Not obedience without thought, but something far more demanding: the humility to listen, to honour guidance given with care, and to restrain my own impulses even when I had the means not to.

These realisations were not comfortable. They asked me to loosen my grip on control and examine where pride had disguised itself as independence. They reminded me that marriage is not sustained by capability alone, but by trust, restraint, and mercy.

I am still learning both qanaah and taat. They are not states I have arrived at, but practices I return to—especially when it would be easier not to.

This year did not resolve everything.

But it reoriented me.

Doa

Throughout all of this, faith anchored me.

I prayed often. I asked for much. I waited. I questioned. And as always, answers came—not always in the form I imagined, but always with wisdom. Some prayers were answered through clarity. Others through delay. Many through quiet redirection.

Allah’s generosity this year did not feel transactional.

It felt formative.

I was given what I needed to become who I am now.

Stepping Into 2026

As I step into 2026, my life looks quieter on the surface—and stronger underneath.

There is a new professional chapter ahead, aligned not just with my experience, but with my direction.

My daughter is entering a new school environment—one that feels right for her. Her health now has clarity and direction, replacing years of uncertainty with understanding.

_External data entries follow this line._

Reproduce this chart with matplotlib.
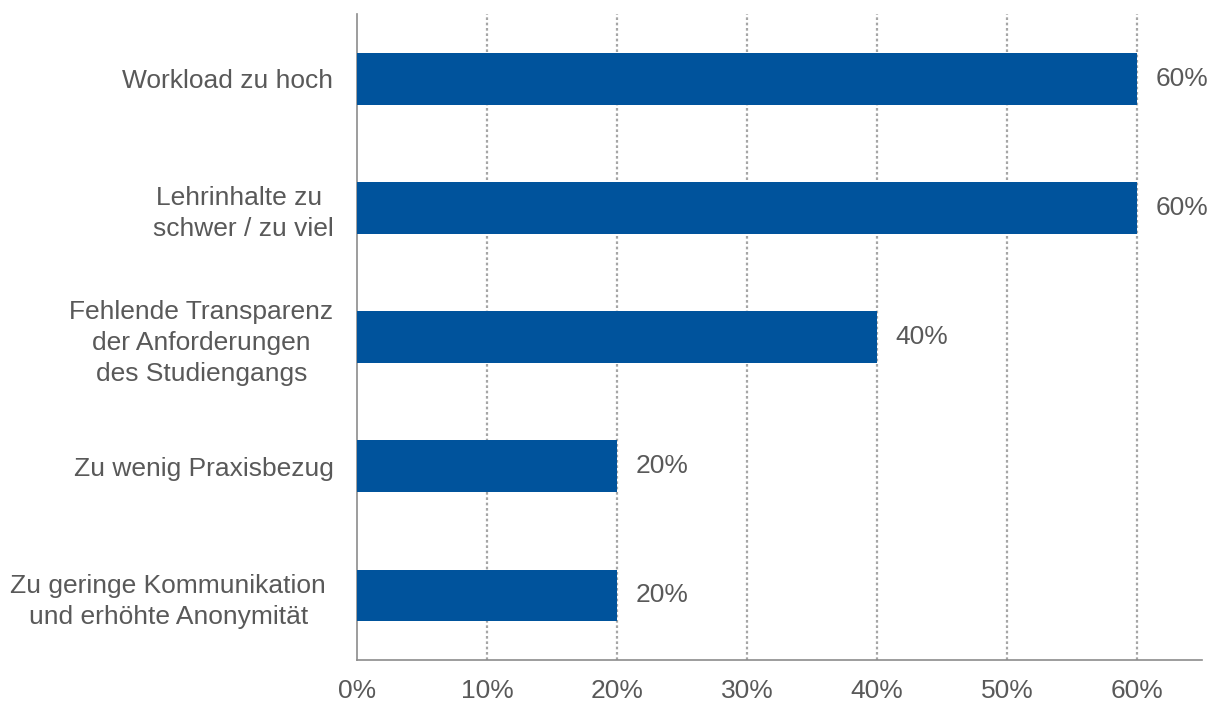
import numpy as np
import matplotlib.pyplot as plt
from matplotlib.ticker import PercentFormatter

plt.rcParams['font.family'] = ['Liberation Sans', 'DejaVu Sans']

categories = [
    "Workload zu hoch",
    "Lehrinhalte zu \nschwer / zu viel",
    "Fehlende Transparenz\nder Anforderungen\ndes Studiengangs",
    "Zu wenig Praxisbezug",
    "Zu geringe Kommunikation \nund erhöhte Anonymität ",
]
values = [0.60, 0.60, 0.40, 0.20, 0.20]
value_labels = ["60%", "60%", "40%", "20%", "20%"]
xticks = [0, 0.1, 0.2, 0.3, 0.4, 0.5, 0.6]

text_color = "#595959"
bar_color = "#00539C"
fs = 19

fig = plt.figure(figsize=(12.16, 7.04), dpi=100)
ax = fig.add_axes([0.2936, 0.0625, 0.695, 0.9175])

y = np.arange(len(categories))
ax.barh(y, values, height=0.4, color=bar_color, zorder=3)

for yi, v, lab in zip(y, values, value_labels):
    ax.text(v + 0.014, yi, lab, va="center", ha="left", fontsize=fs, color=text_color)

ax.set_xlim(0, 0.65)
ax.set_ylim(4.5, -0.5)
ax.set_yticks(y)
ax.set_yticklabels(categories, fontsize=fs, color=text_color,
                   multialignment="center", linespacing=1.36)
ax.tick_params(axis="y", length=0, pad=17)
ax.set_xticks(xticks)
ax.xaxis.set_major_formatter(PercentFormatter(1.0, decimals=0))
ax.tick_params(axis="x", length=0, pad=14, labelsize=fs, labelcolor=text_color)

ax.grid(axis="x", linestyle=(0, (1.2, 1.2)), color="#a6a6a6", linewidth=1.6, zorder=0)
ax.grid(axis="y", visible=False)
ax.xaxis.get_gridlines()[0].set_visible(False)

for s in ["top", "right"]:
    ax.spines[s].set_visible(False)
ax.spines["left"].set_color("#8c8c8c")
ax.spines["bottom"].set_color("#8c8c8c")
ax.spines["left"].set_linewidth(1.2)
ax.spines["bottom"].set_linewidth(1.2)

fig.savefig("out.png", dpi=100)
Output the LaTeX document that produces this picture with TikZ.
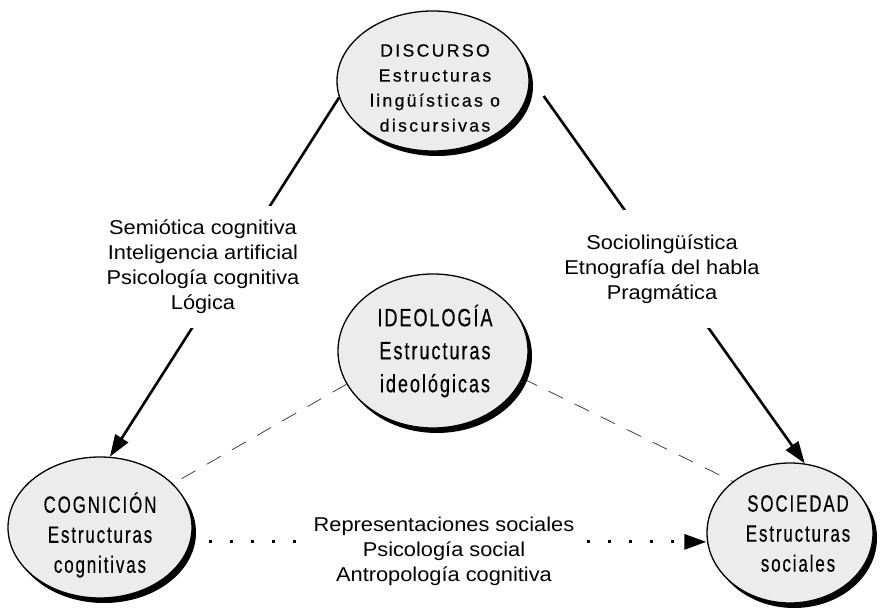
\documentclass[tikz,border=0pt]{standalone}
\usepackage{fontspec}
\setmainfont{Liberation Sans}
\newfontfamily\lblfont[FakeStretch=1.09]{Liberation Sans}
\newfontfamily\discfont[LetterSpace=13,FakeBold=0.3]{Liberation Sans}
\newfontfamily\condfont[FakeStretch=0.72,LetterSpace=8,FakeBold=0.4]{Liberation Sans}
\usetikzlibrary{shapes.geometric,arrows.meta,shadows,backgrounds}

\begin{document}
\begin{tikzpicture}[x=1pt,y=-1pt,
			bubble/.style={ellipse,draw=black,line width=1.3pt,fill=gray!15,inner sep=0pt,
				drop shadow={shadow xshift=4pt,shadow yshift=-5pt,fill=black,opacity=1}},
			bubtext/.style={align=center,inner sep=0pt,font=\condfont\fontsize{23.5}{30}\selectfont},
			lbl/.style={align=center,fill=white,inner xsep=4pt,font=\lblfont\fontsize{20}{25}\selectfont},
			link/.style={line width=2.6pt,-{Triangle[length=22pt,width=15pt]}},
			dots/.style={line width=3pt,dash pattern=on 3pt off 18pt,dash phase=3pt,-{Triangle[length=22pt,width=15pt]}},
			dash line/.style={line width=0.8pt,black!75,dash pattern=on 16pt off 13pt}]
			\useasboundingbox (0,0) rectangle (883,609);
			\node[bubble,minimum width=192pt,minimum height=140pt] (disc) at (433,81) {};
			\node[bubtext,font=\discfont\fontsize{17.7}{25}\selectfont] (disc-txt) at (435,88) {DISCURSO\\Estructuras\\lingüísticas o\\discursivas};
			\node[bubble,minimum width=190pt,minimum height=154pt] (ideo) at (433,351) {};
			\node[bubtext,font=\condfont\fontsize{25}{33}\selectfont] (ideo-txt) at (435,351) {IDEOLOGÍA\\Estructuras\\ideológicas};
			\node[bubble,minimum width=184pt,minimum height=141pt] (cog) at (100,527.5) {};
			\node[bubtext] (cog-txt) at (100,535) {COGNICIÓN\\Estructuras\\cognitivas};
			\node[bubble,minimum width=166pt,minimum height=140pt] (soc) at (790,533) {};
			\node[bubtext] (soc-txt) at (798,533.5) {SOCIEDAD\\Estructuras\\sociales};
			\begin{scope}[on background layer]
				\draw[link] (disc.190) -- (cog.82);
				\draw[link] ([shift={(14,15)}]disc.east) -- (soc.78);
				\draw[dash line] (ideo.201) -- (cog.31);
				\draw[dash line] (ideo.-17) -- (soc.138);
				\draw[dots] (cog.-9) -- (cog.-9 -| soc.west);
			\end{scope}
			\node[lbl,inner ysep=14pt] (cog-lbl) at (203,267) {Semiótica cognitiva\\Inteligencia artificial\\Psicología cognitiva\\Lógica};
			\node[lbl,inner ysep=25pt] (soc-lbl) at (662,269) {Sociolingüística\\Etnografía del habla\\Pragmática};
			\node[lbl,inner xsep=10pt,inner ysep=2pt] (rep-lbl) at (444,551) {Representaciones sociales\\Psicología social\\Antropología cognitiva};
\end{tikzpicture}
\end{document}
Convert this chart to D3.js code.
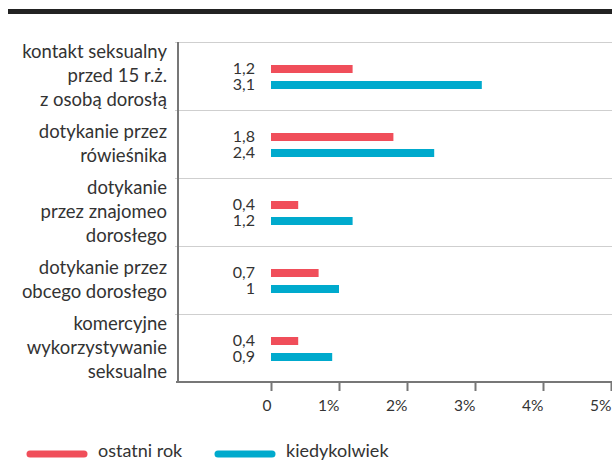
<!DOCTYPE html>
<html>
<head>
<meta charset="utf-8">
<script src="https://d3js.org/d3.v7.min.js"></script>
<style>
  body { margin: 0; background: #fff; }
  svg { display: block; font-family: Lato, "Open Sans", sans-serif; }
</style>
</head>
<body>
<svg id="chart" width="612" height="462"></svg>
<script>
// data
const categories = [
  ["kontakt seksualny", "przed 15 r.ż.", "z osobą dorosłą"],
  ["dotykanie przez", "rówieśnika"],
  ["dotykanie", "przez znajomeo", "dorosłego"],
  ["dotykanie przez", "obcego dorosłego"],
  ["komercyjne", "wykorzystywanie", "seksualne"]
];
const lastYear = [1.2, 1.8, 0.4, 0.7, 0.4];
const ever = [3.1, 2.4, 1.2, 1, 0.9];
const seriesNames = ["ostatni rok", "kiedykolwiek"];
const xTicks = [0, 1, 2, 3, 4, 5];

const red = "#f04e5a", blue = "#00aacd", textCol = "#333";
const svg = d3.select("#chart");

// top rule
svg.append("rect").attr("x", 8).attr("y", 9).attr("width", 604).attr("height", 5).attr("fill", "#222");

const axisX = 178, plotTop = 42, plotBottom = 382;
const x = d3.scaleLinear().domain([0, 5]).range([271, 611]);
const y = d3.scaleBand().domain(d3.range(categories.length)).range([plotTop, plotBottom]);

// gridlines at band edges
const edges = d3.range(categories.length).map(i => y(i));
svg.selectAll(".grid").data(edges).enter().append("line")
  .attr("x1", axisX - 3).attr("x2", 612)
  .attr("y1", d => d + 0.5).attr("y2", d => d + 0.5)
  .attr("stroke", "#cfcfcf").attr("stroke-width", 1);

// y axis line
svg.append("line").attr("x1", axisX).attr("x2", axisX).attr("y1", plotTop).attr("y2", plotBottom)
  .attr("stroke", "#777").attr("stroke-width", 2);

// x axis
const xAxis = svg.append("g").attr("transform", `translate(0,${plotBottom})`)
  .call(d3.axisBottom(x).tickValues(xTicks).tickSize(9)
    .tickFormat(d => d === 0 ? "0" : d + "%"));
xAxis.select(".domain").remove();
xAxis.selectAll(".tick line").attr("stroke", "#777").attr("stroke-width", 2);
xAxis.selectAll(".tick text").attr("text-anchor", "end").attr("dx", 0).attr("y", 18)
  .attr("fill", textCol).style("font-size", "15.5px").style("font-family", "Lato");
svg.append("line").attr("x1", axisX - 2).attr("x2", 612).attr("y1", plotBottom).attr("y2", plotBottom)
  .attr("stroke", "#777").attr("stroke-width", 2);

// category labels
categories.forEach((lines, i) => {
  const cy = y(i) + y.bandwidth() / 2;
  const lh = 24;
  const t = svg.append("text").attr("text-anchor", "end").attr("fill", textCol)
    .style("font-size", "18.5px");
  lines.forEach((l, j) => {
    t.append("tspan").attr("x", 167)
      .attr("y", cy + (j - (lines.length - 1) / 2) * lh + 6).text(l);
  });
});

// bars
const series = [lastYear, ever];
const colors = [red, blue];
series.forEach((vals, s) => {
  const off = s === 0 ? -11 : 5;
  svg.selectAll(".bar" + s).data(vals).enter().append("rect")
    .attr("x", x(0)).attr("width", d => x(d) - x(0))
    .attr("y", (d, i) => y(i) + y.bandwidth() / 2 + off).attr("height", 8)
    .attr("fill", colors[s]);
  svg.selectAll(".val" + s).data(vals).enter().append("text")
    .attr("x", 255).attr("y", (d, i) => y(i) + y.bandwidth() / 2 + off + 9)
    .attr("text-anchor", "end").attr("fill", textCol).style("font-size", "16px")
    .text(d => String(d).replace(".", ","));
});

// legend
const legX = [27, 215];
seriesNames.forEach((n, i) => {
  svg.append("line").attr("x1", legX[i] + 3).attr("x2", legX[i] + 57)
    .attr("y1", 454).attr("y2", 454).attr("stroke", colors[i])
    .attr("stroke-width", 7).attr("stroke-linecap", "round");
  svg.append("text").attr("x", legX[i] + 71).attr("y", 457).attr("fill", textCol)
    .style("font-size", "18px").text(n);
});
</script>
</body>
</html>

My marriage feels steadier—not because it is perfect, but because it is more honest. I love you, husband! Heart with solid fill

And I am still writing.

Not to be seen.

Not to perform.

But to remain aligned.

2025 stripped away illusions.

2026 begins with intention.

Alignment is no longer something I aspire to.

It is the standard I live by.

بسم الله الرحمن الرحيم
اللّهُمَّ سَهِّلْ لِي كُلَّ أُمُورِي طُولَ السَّنَةِ، وَارْزُقْنِي رِزْقًا كَامِلًا بِالْبَرَكَةِ.
“In the Name of Allah, the Most Gracious, the Most Merciful. O Allah, make all my affairs easy throughout the year, and grant me sustenance that is complete and full of blessings.”